Wed. Mar 4th, 2026

What a Private ADHD Assessment Actually Costs in the UK Right Now


The bottom line: A reputable private ADHD assessment in the UK currently costs around £800, but the total path to medication stability often reaches £2,500. To avoid wasting money, you must confirm your GP will honour a Shared Care Agreement before booking, as many UK surgeries are now refusing to take over private prescriptions.




If you have tried to get an ADHD referral through your GP recently, you already know the system is broken. We are seeing waiting lists in some parts of the UK that stretch towards 2030. This is essentially the NHS’s way of saying that you are on your own.

This has left thousands of people in a desperate spot.

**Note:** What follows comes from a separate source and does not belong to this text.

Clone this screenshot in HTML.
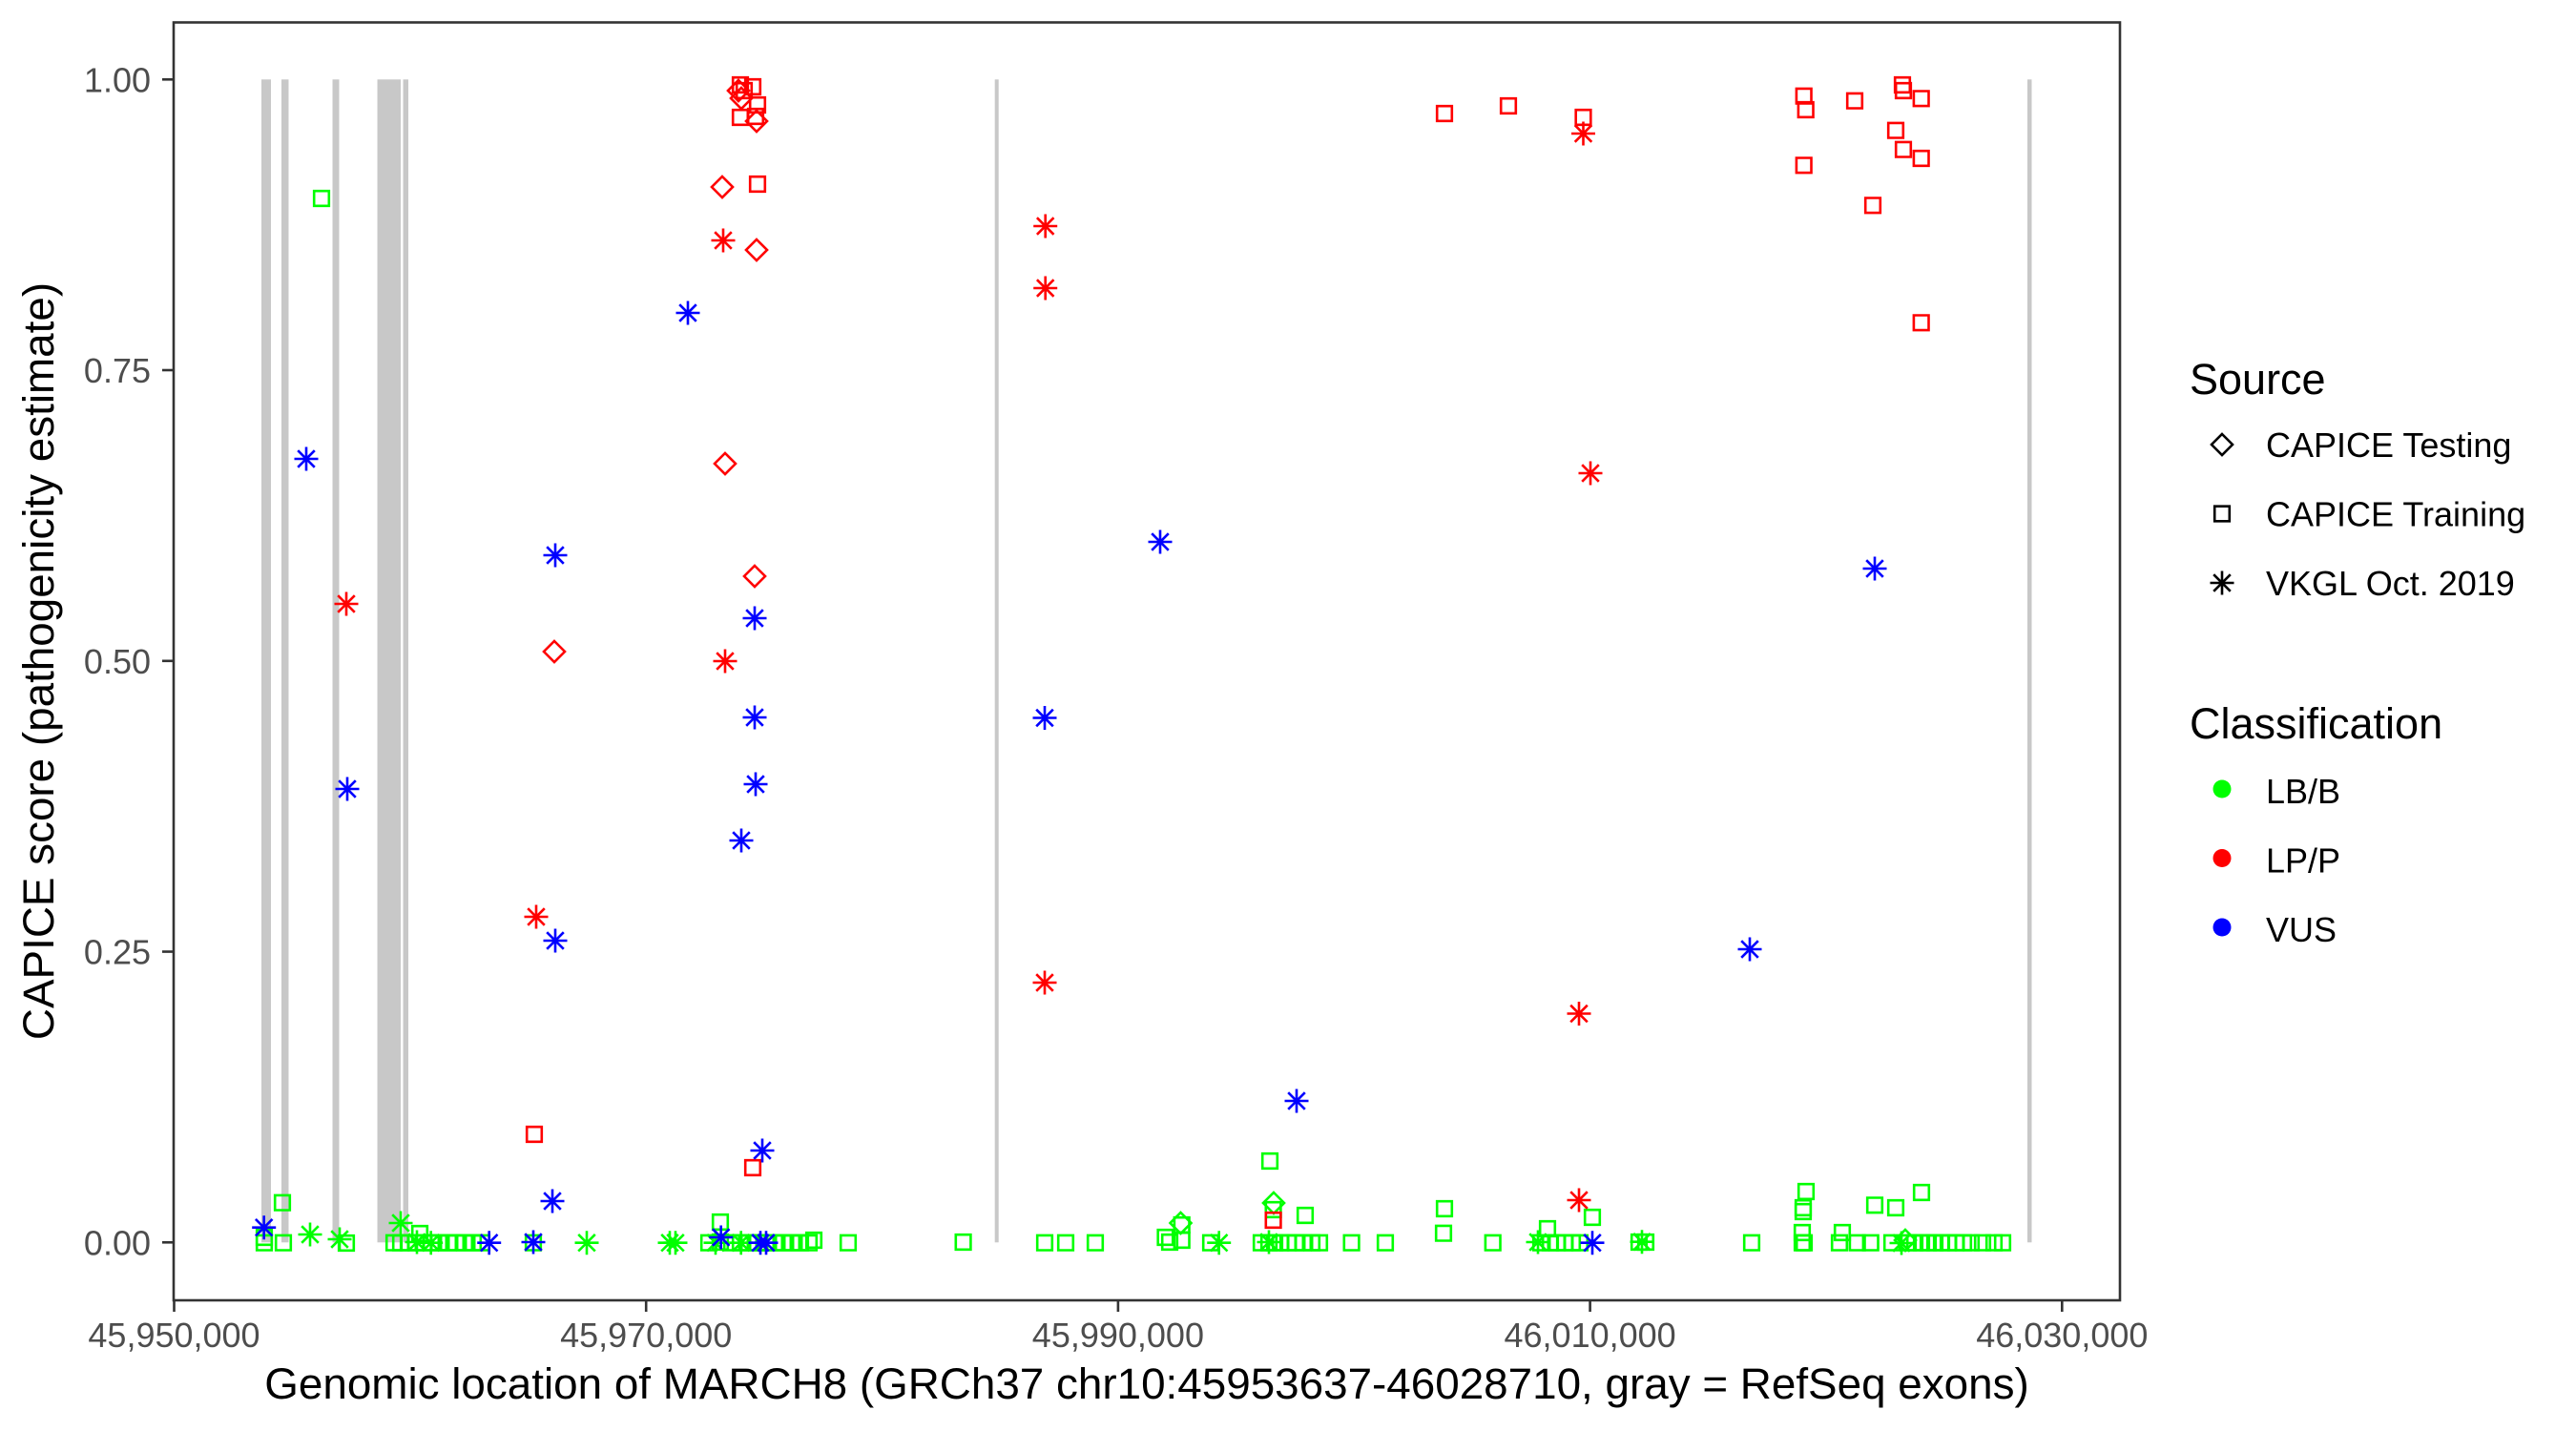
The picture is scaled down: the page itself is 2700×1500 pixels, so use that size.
<!DOCTYPE html>
<html><head><meta charset="utf-8"><style>
html,body{margin:0;padding:0;background:#fff;}
svg{display:block;font-family:"Liberation Sans",Arial,sans-serif;}
</style></head><body>
<svg width="2700" height="1500" viewBox="0 0 2700 1500" xmlns="http://www.w3.org/2000/svg">
<defs>
<path id="S" d="M-7.8,-7.8h15.6v15.6h-15.6z"/>
<path id="D" d="M0,-11L11,0L0,11L-11,0z"/>
<path id="A" d="M0,-12.5V12.5M-12.5,0H12.5M-8.8,-8.8L8.8,8.8M-8.8,8.8L8.8,-8.8"/>
</defs>
<rect width="2700" height="1500" fill="#fff"/>
<!-- exons -->
<g fill="#c8c8c8">
<rect x="274" y="83.3" width="10" height="1219"/>
<rect x="295" y="83.3" width="7.5" height="1219"/>
<rect x="348.5" y="83.3" width="7" height="1219"/>
<rect x="395.5" y="83.3" width="24.5" height="1219"/>
<rect x="422.5" y="83.3" width="5.5" height="1219"/>
<rect x="1042.7" y="83.3" width="4" height="1219"/>
<rect x="2125" y="83.3" width="4.5" height="1219"/>
</g>
<!-- green points -->
<g fill="none" stroke="#00ff00" stroke-width="2.6">
<use href="#S" x="277" y="1302.7"/><use href="#S" x="277" y="1297"/>
<use href="#S" x="296" y="1260.7"/><use href="#S" x="297" y="1302.7"/>
<use href="#A" x="325" y="1294"/>
<use href="#S" x="337" y="208"/>
<use href="#A" x="356" y="1299"/><use href="#S" x="363" y="1303"/>
<use href="#A" x="420" y="1282"/>
<use href="#S" x="413" y="1302.7"/><use href="#S" x="420" y="1302.7"/><use href="#S" x="428" y="1302.7"/><use href="#S" x="436" y="1302.7"/><use href="#S" x="444" y="1302.7"/><use href="#S" x="452" y="1302.7"/><use href="#S" x="460" y="1302.7"/><use href="#S" x="470" y="1302.7"/><use href="#S" x="478" y="1302.7"/><use href="#S" x="487" y="1302.7"/><use href="#S" x="496" y="1302.7"/><use href="#S" x="505" y="1302.7"/>
<use href="#S" x="440" y="1293"/>
<use href="#A" x="451.7" y="1302.7"/><use href="#A" x="437" y="1302"/>
<use href="#S" x="559" y="1302.7"/>
<use href="#A" x="615" y="1302.7"/>
<use href="#A" x="702" y="1302.7"/><use href="#A" x="708" y="1302.7"/>
<use href="#S" x="743" y="1302.7"/><use href="#S" x="755" y="1281"/><use href="#A" x="750" y="1302.7"/><use href="#A" x="776.7" y="1302.7"/><use href="#S" x="755" y="1302"/>
<use href="#S" x="767" y="1302.7"/><use href="#S" x="776" y="1302.7"/><use href="#S" x="785" y="1302.7"/><use href="#S" x="794" y="1302.7"/><use href="#S" x="803" y="1302.7"/><use href="#S" x="812" y="1302.7"/><use href="#S" x="821" y="1302.7"/><use href="#S" x="830" y="1302.7"/><use href="#S" x="839" y="1302.7"/><use href="#S" x="848" y="1302.7"/><use href="#S" x="853" y="1300"/>
<use href="#S" x="889" y="1302.7"/>
<use href="#S" x="1009.6" y="1302"/>
<use href="#S" x="1095" y="1302.7"/><use href="#S" x="1117" y="1302.7"/><use href="#S" x="1148" y="1302.7"/>
<use href="#S" x="1221.5" y="1297"/><use href="#S" x="1238.7" y="1300"/><use href="#S" x="1238.7" y="1284"/><use href="#D" x="1237.5" y="1282"/><use href="#S" x="1226" y="1302"/>
<use href="#S" x="1269" y="1302.7"/><use href="#A" x="1277.7" y="1302.7"/>
<use href="#S" x="1331" y="1217"/>
<use href="#D" x="1335" y="1261"/><use href="#S" x="1334.6" y="1268"/>
<use href="#S" x="1322" y="1302.7"/><use href="#S" x="1330" y="1302.7"/><use href="#S" x="1336" y="1302.7"/><use href="#S" x="1342" y="1302.7"/><use href="#S" x="1350" y="1302.7"/><use href="#S" x="1358" y="1302.7"/><use href="#S" x="1366" y="1302.7"/><use href="#S" x="1375" y="1302.7"/><use href="#S" x="1383" y="1302.7"/><use href="#A" x="1330" y="1302"/>
<use href="#S" x="1368" y="1274"/>
<use href="#S" x="1416.6" y="1302.7"/><use href="#S" x="1452" y="1302.7"/>
<use href="#S" x="1514" y="1267"/><use href="#S" x="1513" y="1292.7"/>
<use href="#S" x="1564.7" y="1302.7"/>
<use href="#A" x="1612" y="1302"/><use href="#S" x="1622" y="1288"/>
<use href="#S" x="1615" y="1302.7"/><use href="#S" x="1625" y="1302.7"/><use href="#S" x="1632" y="1302.7"/><use href="#S" x="1640" y="1302.7"/><use href="#S" x="1648" y="1302.7"/><use href="#S" x="1656" y="1302.7"/>
<use href="#S" x="1669" y="1276"/>
<use href="#A" x="1721" y="1301.7"/><use href="#S" x="1718" y="1302"/><use href="#S" x="1725" y="1302"/>
<use href="#S" x="1836" y="1302.7"/>
<use href="#S" x="1893" y="1249"/><use href="#S" x="1890" y="1266"/><use href="#S" x="1890" y="1270"/><use href="#S" x="1889" y="1292"/><use href="#S" x="1891" y="1302.7"/><use href="#S" x="1889" y="1302.7"/>
<use href="#S" x="1931" y="1292"/><use href="#S" x="1928" y="1302.7"/><use href="#S" x="1946.7" y="1302.7"/><use href="#S" x="1960.7" y="1302.7"/>
<use href="#S" x="1965" y="1263.3"/><use href="#S" x="1987" y="1266"/><use href="#S" x="2014" y="1250"/>
<use href="#S" x="1983" y="1302.7"/><use href="#D" x="1997" y="1300"/><use href="#A" x="1993" y="1303"/>
<use href="#S" x="2000" y="1302.7"/><use href="#S" x="2007" y="1302.7"/><use href="#S" x="2014" y="1302.7"/><use href="#S" x="2021" y="1302.7"/><use href="#S" x="2028" y="1302.7"/><use href="#S" x="2035" y="1302.7"/><use href="#S" x="2042" y="1302.7"/><use href="#S" x="2050" y="1302.7"/><use href="#S" x="2058" y="1302.7"/><use href="#S" x="2066" y="1302.7"/><use href="#S" x="2078" y="1302.7"/><use href="#S" x="2090" y="1302.7"/><use href="#S" x="2099" y="1302.7"/>
</g>
<!-- red points -->
<g fill="none" stroke="#ff0000" stroke-width="2.6">
<use href="#A" x="363" y="633"/>
<use href="#S" x="560" y="1189"/>
<use href="#A" x="562" y="961"/>
<use href="#D" x="581" y="683"/>
<use href="#D" x="760" y="486"/><use href="#A" x="760" y="693"/>
<use href="#D" x="791" y="604"/>
<use href="#D" x="757" y="196"/><use href="#S" x="794" y="193"/><use href="#A" x="758" y="252"/><use href="#D" x="793" y="262"/>
<use href="#S" x="776" y="89"/><use href="#S" x="789" y="91"/><use href="#S" x="794" y="110"/><use href="#S" x="776" y="123"/><use href="#S" x="792" y="122"/><use href="#S" x="780" y="95"/>
<use href="#D" x="774" y="95"/><use href="#D" x="793" y="127"/><use href="#D" x="777" y="103"/>
<use href="#S" x="789" y="1224"/>
<use href="#S" x="1334.6" y="1279"/>
<use href="#A" x="1655" y="1258"/>
<use href="#A" x="1095.7" y="237"/><use href="#A" x="1095.7" y="302"/><use href="#A" x="1095" y="1030"/>
<use href="#S" x="1514" y="119"/><use href="#S" x="1581" y="111"/><use href="#S" x="1659.5" y="123"/><use href="#A" x="1659.5" y="140"/>
<use href="#A" x="1667" y="496"/><use href="#A" x="1655" y="1062.5"/>
<use href="#S" x="1890.7" y="100.7"/><use href="#S" x="1892.7" y="115"/><use href="#S" x="1944" y="105.7"/><use href="#S" x="1994" y="89"/><use href="#S" x="1995" y="95"/><use href="#S" x="2013.7" y="103.3"/><use href="#S" x="1987" y="136.7"/><use href="#S" x="1995" y="156.7"/><use href="#S" x="2013.7" y="166"/><use href="#S" x="1890.7" y="173.3"/><use href="#S" x="1963" y="215.3"/><use href="#S" x="2013.7" y="338.3"/>
</g>
<!-- blue points -->
<g fill="none" stroke="#0000ff" stroke-width="2.6">
<use href="#A" x="276.7" y="1286.7"/>
<use href="#A" x="321" y="481"/>
<use href="#A" x="364" y="827"/>
<use href="#A" x="512.7" y="1302.7"/>
<use href="#A" x="559" y="1302"/>
<use href="#A" x="579" y="1259"/>
<use href="#A" x="582" y="986"/>
<use href="#A" x="582" y="582"/>
<use href="#A" x="721" y="328"/>
<use href="#A" x="791" y="648"/><use href="#A" x="791" y="752"/><use href="#A" x="792" y="822"/><use href="#A" x="777" y="881"/>
<use href="#A" x="799" y="1206"/>
<use href="#A" x="755.7" y="1297"/>
<use href="#A" x="797" y="1302.7"/><use href="#A" x="803" y="1302.7"/>
<use href="#A" x="1095" y="752.5"/>
<use href="#A" x="1216" y="568"/>
<use href="#A" x="1359" y="1154"/>
<use href="#A" x="1669" y="1302.7"/>
<use href="#A" x="1834" y="995"/>
<use href="#A" x="1965" y="596"/>
</g>
<!-- panel border -->
<rect x="182" y="23.5" width="2040" height="1339.5" fill="none" stroke="#333333" stroke-width="2.6"/>
<!-- ticks -->
<g stroke="#333333" stroke-width="2.6">
<line x1="170" y1="1302.3" x2="182" y2="1302.3"/>
<line x1="170" y1="997.55" x2="182" y2="997.55"/>
<line x1="170" y1="692.8" x2="182" y2="692.8"/>
<line x1="170" y1="388" x2="182" y2="388"/>
<line x1="170" y1="83.3" x2="182" y2="83.3"/>
<line x1="182.5" y1="1363" x2="182.5" y2="1375"/>
<line x1="677.2" y1="1363" x2="677.2" y2="1375"/>
<line x1="1171.9" y1="1363" x2="1171.9" y2="1375"/>
<line x1="1666.6" y1="1363" x2="1666.6" y2="1375"/>
<line x1="2161.3" y1="1363" x2="2161.3" y2="1375"/>
</g>
<g fill="#4d4d4d" font-size="36" text-anchor="end">
<text x="158" y="1315.3">0.00</text>
<text x="158" y="1010.5">0.25</text>
<text x="158" y="705.8">0.50</text>
<text x="158" y="401">0.75</text>
<text x="158" y="96.3">1.00</text>
</g>
<g fill="#4d4d4d" font-size="36" text-anchor="middle">
<text x="182.5" y="1412">45,950,000</text>
<text x="677.2" y="1412">45,970,000</text>
<text x="1171.9" y="1412">45,990,000</text>
<text x="1666.6" y="1412">46,010,000</text>
<text x="2161.3" y="1412">46,030,000</text>
</g>
<text x="1202" y="1466" font-size="45.8" text-anchor="middle" fill="#000">Genomic location of MARCH8 (GRCh37 chr10:45953637-46028710, gray = RefSeq exons)</text>
<text transform="translate(56,693) rotate(-90)" font-size="45.8" text-anchor="middle" fill="#000">CAPICE score (pathogenicity estimate)</text>
<!-- legend -->
<g fill="#000">
<text x="2295" y="413" font-size="45">Source</text>
<text x="2375" y="479" font-size="36">CAPICE Testing</text>
<text x="2375" y="551.5" font-size="36">CAPICE Training</text>
<text x="2375" y="624" font-size="36">VKGL Oct. 2019</text>
<text x="2295" y="774" font-size="45">Classification</text>
<text x="2375" y="842" font-size="36">LB/B</text>
<text x="2375" y="914.5" font-size="36">LP/P</text>
<text x="2375" y="987" font-size="36">VUS</text>
</g>
<g fill="none" stroke="#000" stroke-width="2.6">
<use href="#D" x="2329" y="466"/>
<use href="#S" x="2329" y="538.5"/>
<use href="#A" x="2329" y="611"/>
</g>
<circle cx="2329" cy="827" r="9.5" fill="#00ff00"/>
<circle cx="2329" cy="899.5" r="9.5" fill="#ff0000"/>
<circle cx="2329" cy="972" r="9.5" fill="#0000ff"/>
</svg>
</body></html>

I’ve been looking at the state of the private market for 2026 and it is a bit of a Wild West. Prices are shifting and some clinics are essentially diagnosis mills that your GP will never trust for a Shared Care Agreement.

The real price of going private

Do not be fooled by the headlines you see on social media ads. That is almost never the final bill. In the UK today you have to think about the total cost to stability. This includes the assessment, the titration where you find the right medication, and the administrative paperwork.

For a reputable clinic in 2026, you should expect to pay around £800 for the initial diagnostic interview. If you decide to go for medication, you will then be hit with titration fees which are usually around £150 per session. You also have the actual cost of the pills which can be another £100 a month. By the time you are stable enough to even ask for a Shared Care Agreement, you will likely have spent closer to £2,500.

Who can you actually trust

If you want your diagnosis to hold any weight with the NHS later, you need a consultant psychiatrist rather than a specialist nurse. While nurses are highly capable, many GPs in Scotland and Northern Ireland are now using a non-doctor diagnosis as a reason to reject Shared Care and save their local budget.

Berkeley Psychiatrists is currently one of the most straightforward options if you want a virtual service that does not feel like a factory. If you have a larger budget and want a report that is basically bulletproof, The ADHD Centre remains the gold standard. Their consultants are top tier and GPs generally respect their paperwork more than the newer or cheaper startups.

The Right to Choose postcode lottery

If you are in England, you have a legal right to ask your GP to refer you to a private clinic and have the NHS foot the bill. This is called Right to Choose. You can pick providers like Psychiatry UK or ADHD 360 and the funding follows the patient.

But if you are in Scotland, Wales, or Northern Ireland, this right does not exist. You are generally stuck between the local NHS waiting list or paying the full private fee yourself. In Wales, you can sometimes apply for an Individual Funding Request, but these are rarely granted for ADHD unless your case is extremely complex.

The Shared Care trap

This is the most important part that most people miss. Even with a perfect private diagnosis, your GP can legally say no to taking over your prescriptions.

In 2026, we are seeing a massive postcode lottery where surgeries in places like Essex, East London, and parts of Glasgow are flatly refusing new Shared Care Agreements for ADHD to cut costs. Before you spend a single pound of your own money, go and talk to your GP. Ask them point blank if they will honour a Shared Care Agreement from a registered private clinic. If they say no, you need to know that now before you are stuck paying for private prescriptions forever.




Dennis Relojo-Howell is the managing director of Psychreg.